QUESTION.- Monsieur le Président, comment concevez-vous ce nouveau contrat social auquel vous appelez pour endiguer le chômage ?
- LE PRESIDENT.- Les gouvernements socialistes avaient hérité, en 1981, de 1700000 chômeurs. Ce nombre a augmenté de 1300000 en douze ans. Depuis les élections législatives de 1993, 300000 personnes se sont ajoutées à ce triste résultat. Ce phénomène n'est pas un phénomène français mais propre aux pays occidentaux industrialisés. Sans doute en raison d'un manque d'analyse des raisons profondes du chômage, parce que les modes de production économique et de formation des hommes ont changé. Peut-être fallait-il commencer par une analyse de la société d'aujourd'hui, si différente de celle d'hier. Mais à qui confier le soin d'aborder de façon concrète l'ampleur des questions posées ? Et par qui commencer ? J'ai proposé, lors de mes voeux du Nouvel An, que les partenaires sociaux débattent en commun d'un contrat social pour l'emploi. J'ai constaté que la CFDT, la CFTC, FO, la CGC avaient déjà pratiquement accepté et que la CGT n'était pas hostile à cette initiative. J'y vois une occasion de restituer tout son contenu à la politique contractuelle. Les responsables politiques en tireront ensuite, je l'espère, le meilleur parti.
- QUESTION.- Avez-vous reçu une réponse du patronat ?

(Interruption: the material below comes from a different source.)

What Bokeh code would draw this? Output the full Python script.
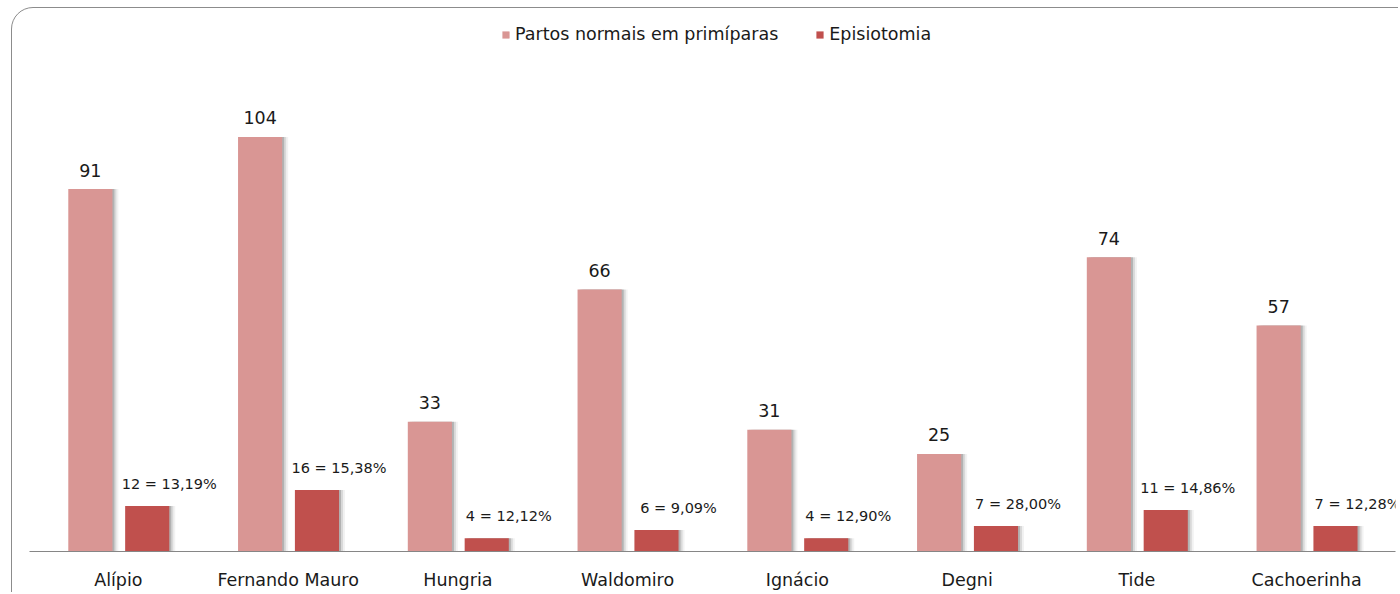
from bokeh.plotting import figure
from bokeh.models import ColumnDataSource, FactorRange, Range1d, Legend, LegendItem, InlineStyleSheet
from bokeh.transform import dodge
from bokeh.core.properties import value
from bokeh.embed import file_html
from bokeh.resources import INLINE

categories = ["Alípio", "Fernando Mauro", "Hungria", "Waldomiro", "Ignácio", "Degni", "Tide", "Cachoerinha"]
partos = [91, 104, 33, 66, 31, 25, 74, 57]
episio = [12, 16, 4, 6, 4, 7, 11, 7]
series_names = ["Partos normais em primíparas", "Episiotomia"]

pct_labels = [f"{e} = {e / t * 100:.2f}%".replace(".", ",") for e, t in zip(episio, partos)]
src = ColumnDataSource(dict(cat=categories, partos=partos, episio=episio,
                            plab=[str(v) for v in partos], elab=pct_labels))

FONT = "DejaVu Sans"
PINK = "#D99694"
RED = "#C0504D"
TXT = "#1a1a1a"
Y0 = 0.67  # value at the axis line (the source's zero sits just below its axis)

p = figure(x_range=FactorRange(*categories, range_padding=0.0235, range_padding_units="absolute"),
           y_range=Range1d(Y0, 138.0),
           width=1398, height=592, output_backend="svg", toolbar_location=None,
           y_axis_location=None, min_border_left=29, min_border_right=3,
           min_border_top=0, min_border_bottom=40)
p.outline_line_color = None
p.grid.visible = False
p.background_fill_color = "white"
p.border_fill_color = "white"

OFF_P, OFF_E, W = -0.165, 0.17, 0.26
px = 1 / 170.0

# soft shadows to the right of the bars
for k, a in [(6, 0.05), (4, 0.10), (2, 0.18)]:
    p.vbar(x=dodge("cat", OFF_P + k * px, range=p.x_range), top="partos", bottom=Y0, width=W,
           source=src, fill_color="black", fill_alpha=a, line_color=None)
    p.vbar(x=dodge("cat", OFF_E + k * px, range=p.x_range), top="episio", bottom=Y0, width=W,
           source=src, fill_color="black", fill_alpha=a, line_color=None)

r1 = p.vbar(x=dodge("cat", OFF_P, range=p.x_range), top="partos", bottom=Y0, width=W, source=src,
            fill_color=PINK, line_color=None)
r2 = p.vbar(x=dodge("cat", OFF_E, range=p.x_range), top="episio", bottom=Y0, width=W, source=src,
            fill_color=RED, line_color=None)

p.text(x=dodge("cat", OFF_P, range=p.x_range), y="partos", text="plab", source=src,
       text_align="center", text_baseline="middle", y_offset=-19,
       text_font=value(FONT), text_font_size="17.5px", text_color=TXT)
p.text(x=dodge("cat", OFF_E + 0.13, range=p.x_range), y="episio", text="elab", source=src,
       text_align="center", text_baseline="middle", y_offset=-22,
       text_font=value(FONT), text_font_size="14.5px", text_color=TXT)

xa = p.xaxis[0]
xa.axis_line_color = "#868686"
xa.axis_line_width = 1.2
xa.major_tick_line_color = None
xa.minor_tick_line_color = None
xa.major_label_text_font = FONT
xa.major_label_text_font_size = "17.5px"
xa.major_label_text_color = TXT
xa.major_label_standoff = 12

legend = Legend(items=[LegendItem(label=series_names[0], renderers=[r1]),
                       LegendItem(label=series_names[1], renderers=[r2])],
                location=(472, 507), orientation="horizontal", padding=0, margin=0,
                border_line_color=None, background_fill_alpha=0,
                glyph_width=9, glyph_height=9, label_standoff=5, spacing=37,
                label_text_font=FONT, label_text_font_size="17.5px", label_text_color=TXT)
p.add_layout(legend)

p.stylesheets = [InlineStyleSheet(css="""
:host { position: relative; overflow: hidden; }
:host::after { content: ""; position: absolute; left: 11px; top: 7px; width: 3000px; height: 3000px;
  border: 1.5px solid #8c8c8c; border-radius: 22px; box-sizing: border-box; pointer-events: none; z-index: 10; }
""")]

open("out.html", "w").write(file_html(p, INLINE))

- LE PRESIDENT.- Pas encore.
- QUESTION.- Il a mal apprécié les déclarations que vous avez faites le 5 janvier aux "forces vives".
- LE PRESIDENT.- J'ai dit des choses vraies. Les dispositions prises, à la demande du patronat, représentent un peu plus de 80 milliards sur la dernière année. J'ai toujours entendu, de ce côté-là, le même argument, chaque fois qu'il a été demandé à un gouvernement des avantages nouveaux. Par exemple, lorsqu'il s'est agi de supprimer l'autorisation administrative de licenciement en 1987 £ en retour, disait-on, des centaines de milliers d'emplois seraient créés. Je n'ai jamais rien vu venir.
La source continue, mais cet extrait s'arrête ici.